In North Africa and the Middle East, the story telling tradition started to decline from around the 1950’s with the advent of radio and television. Now it is the internet's turn to speed up this process. People's concentration spans have become so fragmented that the chances of them wanting to listen to a long epic tale are very small. Secondly the spread of literacy, while a good thing, has had a huge impact on oral culture. Other parts of the world have seen the same phenomenon; as people are taught to read, they no longer need someone else to read to them. This happens on a microscopic scale within every family; when a child learns to read, he or she is not dependent on mummy or daddy reading to them anymore. This is a sad loss for the parent but perhaps it is inevitable. There are however grounds for greater optimism now. For example the storytelling project at the Café Clock in the Kasbah in Marrakech is starting to gather momentum. In many developed nations too, I sense there is a real appetite to revive oral culture, perhaps because we feel we are missing something. In France for example there are now several hundred storytelling festivals every year.

MWN: How can it best be preserved?

Richard Hamilton: Of course you can record stories in audio form, or you can collect them and transcribe them, as I have done, in the form of a book. While this is a good thing, it is no substitute for the living breathing experience of listening to a folk tale in the flesh. The Native American folklorist Joseph Bruchac put it very well: "the story lives with the storytellers breath." The danger is that manuscripts, collections, exhibitions, museums of folklore and so on are not alive, they are just archival projects, like putting butterflies inside a glass cabinet. They are frozen in time. I think there is still room for both the recorded version and the live performance. For example, people listen to recorded music, but they also still like to go to concerts to feel the vibrancy and uniqueness of that experience.

MWN: How can young story tellers be initiated into the art of storytelling and can they find an audience?

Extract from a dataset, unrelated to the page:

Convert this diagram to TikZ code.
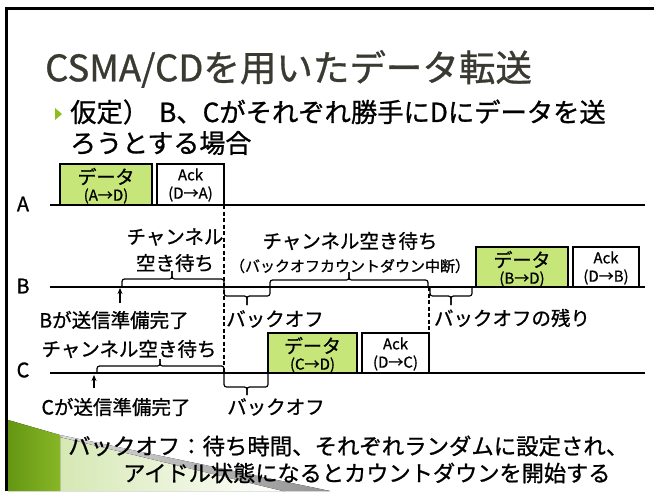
\documentclass[tikz,border=0pt]{standalone}
\usepackage{fontspec}
\setmainfont[FakeBold=0.9]{Noto Sans CJK JP}
\usetikzlibrary{arrows.meta}
\definecolor{datagreen}{RGB}{198,230,122}
\definecolor{titlegray}{RGB}{58,58,50}
\definecolor{bulletgreen}{RGB}{140,190,30}
\definecolor{decogreenA}{RGB}{100,150,18}
\definecolor{decogreenB}{RGB}{135,182,38}
\definecolor{palegreen}{RGB}{214,232,180}
\newcommand\setfs[1]{\fontsize{#1}{#1}\selectfont}
\begin{document}
\begin{tikzpicture}[x=1pt,y=-1pt,
  timeline/.style={line width=1.6pt},
  boxstyle/.style={draw, line width=1.3pt, inner sep=0, outer sep=0, anchor=south west},
  databox/.style={boxstyle, fill=datagreen},
  ackbox/.style={boxstyle, fill=white},
  brace/.style={line width=1.2pt, rounded corners=2.5pt},
  vdash/.style={line width=1.2pt, dash pattern=on 4pt off 2.5pt},
  readyarrow/.style={line width=1.2pt, -{Stealth[length=6pt,width=5pt]}},
  lbl/.style={inner sep=0, font=\setfs{19.5}},
  boxbig/.style={inner sep=0, font=\setfs{19}},
  boxsmall/.style={inner sep=0, font=\setfs{15}},
  acktxt/.style={inner sep=0, font=\setfs{15}},
  linelbl/.style={inner sep=0, font=\setfs{20}}]
\useasboundingbox (0,0) rectangle (654,491);
\fill[white] (0,0) rectangle (654,491);

% decoration bottom-left
\fill[left color=palegreen, right color=white] (60,437) -- (285,491) -- (60,491) -- cycle;
\fill[left color=gray!30, right color=gray!85] (60,435) -- (330,491) -- (283,491) -- (60,437) -- cycle;
\fill[left color=decogreenA, right color=decogreenB] (8,420) -- (60,435) -- (60,491) -- (8,491) -- cycle;

% frame
\draw[line width=2.5pt] (6.5,491) -- (6.5,8.3) -- (654,8.3);

% title and bullet text
\node[anchor=west, inner sep=0, font=\setfs{36.5}, text=titlegray] (title) at (45,69) {CSMA/CDを用いたデータ転送};
\fill[bulletgreen] (55,108) -- (62,114) -- (55,120) -- cycle;
\node[anchor=west, inner sep=0, font=\setfs{26.3}] (body1) at (70,112) {仮定）\hspace{10pt}B、Cがそれぞれ勝手にDにデータを送};
\node[anchor=west, inner sep=0, font=\setfs{26}] (body2) at (70,143) {ろうとする場合};

% station labels
\node[linelbl] (labA) at (23,204) {A};
\node[linelbl] (labB) at (23,286) {B};
\node[linelbl] (labC) at (23,370) {C};

% time lines
\coordinate (A0) at (50,205); \coordinate (A1) at (645,205);
\coordinate (B0) at (50,287); \coordinate (B1) at (645,287);
\coordinate (C0) at (50,373); \coordinate (C1) at (645,373);
\draw[timeline] (A0) -- (A1);
\draw[timeline] (B0) -- (B1);
\draw[timeline] (C0) -- (C1);

% frames on A
\node[databox, minimum width=92pt, minimum height=41pt] (dA) at (60,205) {};
\node[ackbox, minimum width=67pt, minimum height=41pt] (aA) at (157,205) {};
\node[boxbig] (dAt) at ([yshift=-12.5pt]dA.north) {データ};
\node[boxsmall] (dAs) at ([yshift=-32pt]dA.north) {(A→D)};
\node[acktxt] (aAt) at ([yshift=-10.5pt]aA.north) {Ack};
\node[acktxt] (aAs) at ([yshift=-30pt]aA.north) {(D→A)};

% frames on B
\node[databox, minimum width=92pt, minimum height=40pt] (dB) at (476,287) {};
\node[ackbox, minimum width=66pt, minimum height=40pt] (aB) at (573,287) {};
\node[boxbig] (dBt) at ([yshift=-12.5pt]dB.north) {データ};
\node[boxsmall] (dBs) at ([yshift=-32pt]dB.north) {(B→D)};
\node[acktxt] (aBt) at ([yshift=-10.5pt]aB.north) {Ack};
\node[acktxt] (aBs) at ([yshift=-30pt]aB.north) {(D→B)};

% frames on C
\node[databox, minimum width=89pt, minimum height=40pt] (dC) at (268,373) {};
\node[ackbox, minimum width=67pt, minimum height=40pt] (aC) at (362,373) {};
\node[boxbig] (dCt) at ([yshift=-12.5pt]dC.north) {データ};
\node[boxsmall] (dCs) at ([yshift=-32pt]dC.north) {(C→D)};
\node[acktxt] (aCt) at ([yshift=-10.5pt]aC.north) {Ack};
\node[acktxt] (aCs) at ([yshift=-30pt]aC.north) {(D→C)};

% dashed markers
\coordinate (d1end) at (224,373);
\draw[vdash] (aA.south east) -- (d1end);
\coordinate (d2start) at (429,287);
\draw[vdash] (d2start) -- (aC.north east);

% braces on B
\draw[brace] (122,287) |- (172,279) -- (172,271);
\draw[brace] (224,287) |- (172,279) -- (172,271);
\draw[brace] (224,287) |- (247,296) -- (247,305);
\draw[brace] (270,287) |- (247,296) -- (247,305);
\draw[brace] (270,287) |- (349,280) -- (349,272);
\draw[brace] (428,287) |- (349,280) -- (349,272);
\draw[brace] (430,287) |- (451,296) -- (451,305);
\draw[brace] (472,287) |- (451,296) -- (451,305);

% braces on C
\draw[brace] (97,373) |- (160,366) -- (160,359);
\draw[brace] (224,373) |- (160,366) -- (160,359);
\draw[brace] (224,373) |- (247,387) -- (247,395);
\draw[brace] (268,373) |- (247,387) -- (247,395);

% labels B
\node[lbl] (bw1) at (175,237) {チャンネル};
\node[lbl] (bw2) at (175,263) {空き待ち};
\node[lbl] (bready) at (114,320) {Bが送信準備完了};
\node[lbl] (bback) at (275,319) {バックオフ};
\node[lbl] (bw3) at (350,241) {チャンネル空き待ち};
\node[inner sep=0, font=\setfs{15}] (bw4) at (350,266) {（バックオフカウントダウン中断）};
\node[lbl] (brem) at (512,318) {バックオフの残り};

% labels C
\node[lbl] (cw) at (129,349) {チャンネル空き待ち};
\node[lbl] (cready) at (116,407) {Cが送信準備完了};
\node[lbl] (cback) at (276,407) {バックオフ};

% ready arrows
\coordinate (bArrTail) at (120,303); \coordinate (bArrTip) at (120,288);
\draw[readyarrow] (bArrTail) -- (bArrTip);
\coordinate (cArrTail) at (94,388); \coordinate (cArrTip) at (94,375);
\draw[readyarrow] (cArrTail) -- (cArrTip);

% note
\node[anchor=west, inner sep=0, font=\setfs{22.4}] (note1) at (68,446) {バックオフ：待ち時間、それぞれランダムに設定され、};
\node[anchor=west, inner sep=0, font=\setfs{22.2}] (note2) at (123,473) {アイドル状態になるとカウントダウンを開始する};
\end{tikzpicture}
\end{document}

Richard Hamilton: Again the Cafe Clock is a good example of how to involve the young generation. Here master storytellers are transferring their knowledge to young apprentices. It may be a fairly small venue with a limited audience but it is at least a start. I would like to see the Moroccan authorities doing a bit more. For example the Ministry of Education could include storytelling on its curriculum or even create an academy of storytelling. I also think that international organisations like UNESCO have to show a bit more gumption. They need to demonstrate that they are more than just talking shops and actually do something concrete. In the past, storytellers have visited schools to tell stories to young children. I understand that there was a lot of enthusiasm for this among the pupils, but I am not sure it was done on a big enough scale to make a real difference.

MWN: Would videos and YouTube be a good way to preserve story telling?

Richard Hamilton: I think the internet has huge potential to come to the rescue of the storytelling tradition. Although, as I say above, modern technology is killing off traditional culture, it could also paradoxically hold the key to its survival in the future. Some years ago Moroccan national radio recorded some of the great epic Islamic tales told by the storytellers, and still has the archive recordings in its vaults. In the same way I think it would be wonderful if young people across the globe could have access to these fantastic narratives via YouTube. But again, it is not quite the same as the real thing. In the end we can only hope and pray that storytelling will somehow survive.